| Short task |
Write out the listing, please, but only from its first line through the line containing "(0.14,-0.1) rectangle (24.76,-11.76);", exactly as given and without pictures.

| Provided material |
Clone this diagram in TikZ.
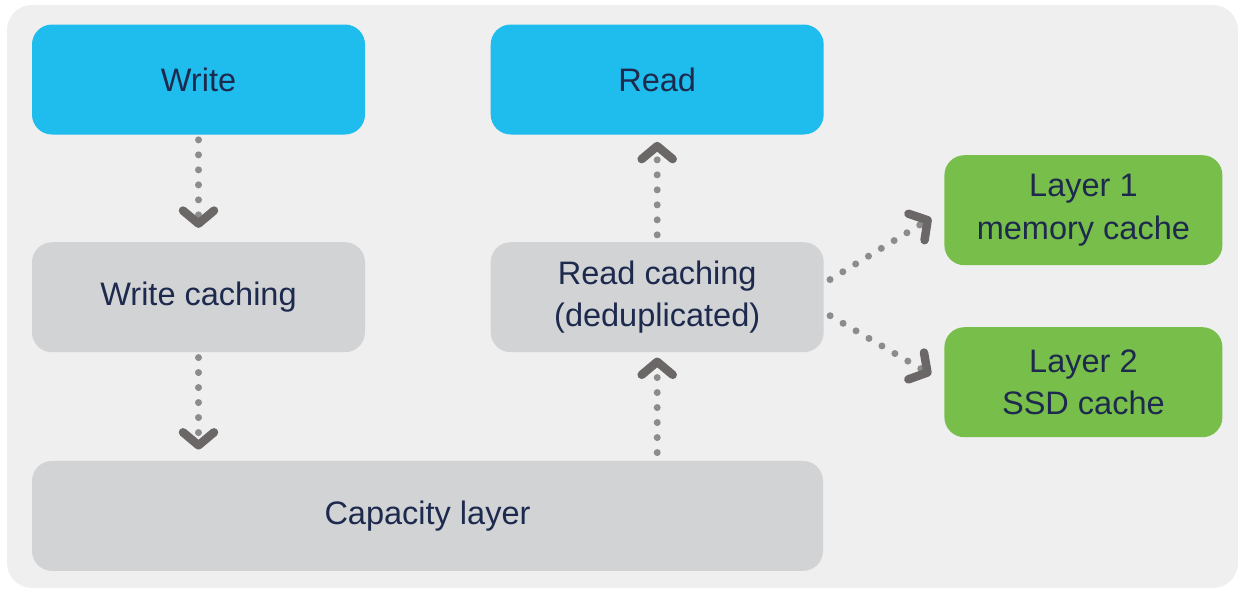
\documentclass[tikz,border=0pt]{standalone}
\usepackage{fontspec}
\setmainfont{Liberation Sans}
\usetikzlibrary{positioning,arrows.meta}

\definecolor{bgcol}{HTML}{EFEFEF}
\definecolor{bluecol}{HTML}{1EBDED}
\definecolor{greycol}{HTML}{D2D3D5}
\definecolor{greencol}{HTML}{78BE4A}
\definecolor{txtcol}{HTML}{1D2A4E}
\definecolor{dotcol}{HTML}{8C8C8C}
\definecolor{chevcol}{HTML}{6B6767}

\tikzset{
  box/.style={rounded corners=0.4cm, minimum width=6.66cm, minimum height=2.2cm,
              align=center, text=txtcol, font=\fontsize{18.5}{24}\selectfont},
  bluebox/.style={box, fill=bluecol},
  greybox/.style={box, fill=greycol},
  greenbox/.style={box, fill=greencol, minimum width=5.56cm},
  flow/.style={draw=dotcol, line width=0.14cm, line cap=round,
               dash pattern=on 0pt off 0.3cm,
               -{Straight Barb[length=0.26cm, width=0.62cm, line width=0.17cm, round, color=chevcol]}},
}

\begin{document}
\begin{tikzpicture}
    \useasboundingbox (0,0) rectangle (24.76,-11.8);
    \fill[bgcol, rounded corners=0.5cm] (0.14,-0.1) rectangle (24.76,-11.76);

    \node[bluebox] (write) at (3.97,-1.59) {Write};
    \node[bluebox, right=2.5cm of write] (read) {Read};
    \node[greybox, below=2.14cm of write] (wcache) {Write caching};
    \node[greybox, below=2.14cm of read] (rcache) {Read caching\\(deduplicated)};
    \node[greybox, minimum width=15.82cm, below=2.16cm of wcache.south west, anchor=north west] (cap) {Capacity layer};
    \node[greenbox, right=2.4cm of rcache.east, yshift=1.74cm] (layer1) {Layer 1\\memory cache};
    \node[greenbox, right=2.4cm of rcache.east, yshift=-1.7cm] (layer2) {Layer 2\\SSD cache};

    % write path
    \draw[flow, shorten <=0.1cm, shorten >=0.28cm] (write) -- (wcache);
    \draw[flow, shorten <=0.1cm, shorten >=0.22cm] (wcache.south) -- (wcache.south |- cap.north);
    % read path
    \draw[flow, shorten <=0.16cm, shorten >=0.1cm] (rcache.south |- cap.north) -- (rcache.south);
    \draw[flow, shorten <=0.14cm, shorten >=0.14cm] (rcache) -- (read);
    % cache layers
    \draw[flow, shorten <=0.14cm, shorten >=0.3cm] ([yshift=0.28cm]rcache.east) -- (layer1.west);
    \draw[flow, shorten <=0.14cm, shorten >=0.3cm] ([yshift=-0.3cm]rcache.east) -- (layer2.west);
\end{tikzpicture}
\end{document}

| Reply |
Clone this diagram in TikZ.
\documentclass[tikz,border=0pt]{standalone}
\usepackage{fontspec}
\setmainfont{Liberation Sans}
\usetikzlibrary{positioning,arrows.meta}

\definecolor{bgcol}{HTML}{EFEFEF}
\definecolor{bluecol}{HTML}{1EBDED}
\definecolor{greycol}{HTML}{D2D3D5}
\definecolor{greencol}{HTML}{78BE4A}
\definecolor{txtcol}{HTML}{1D2A4E}
\definecolor{dotcol}{HTML}{8C8C8C}
\definecolor{chevcol}{HTML}{6B6767}

\tikzset{
  box/.style={rounded corners=0.4cm, minimum width=6.66cm, minimum height=2.2cm,
              align=center, text=txtcol, font=\fontsize{18.5}{24}\selectfont},
  bluebox/.style={box, fill=bluecol},
  greybox/.style={box, fill=greycol},
  greenbox/.style={box, fill=greencol, minimum width=5.56cm},
  flow/.style={draw=dotcol, line width=0.14cm, line cap=round,
               dash pattern=on 0pt off 0.3cm,
               -{Straight Barb[length=0.26cm, width=0.62cm, line width=0.17cm, round, color=chevcol]}},
}

\begin{document}
\begin{tikzpicture}
    \useasboundingbox (0,0) rectangle (24.76,-11.8);
    \fill[bgcol, rounded corners=0.5cm] (0.14,-0.1) rectangle (24.76,-11.76);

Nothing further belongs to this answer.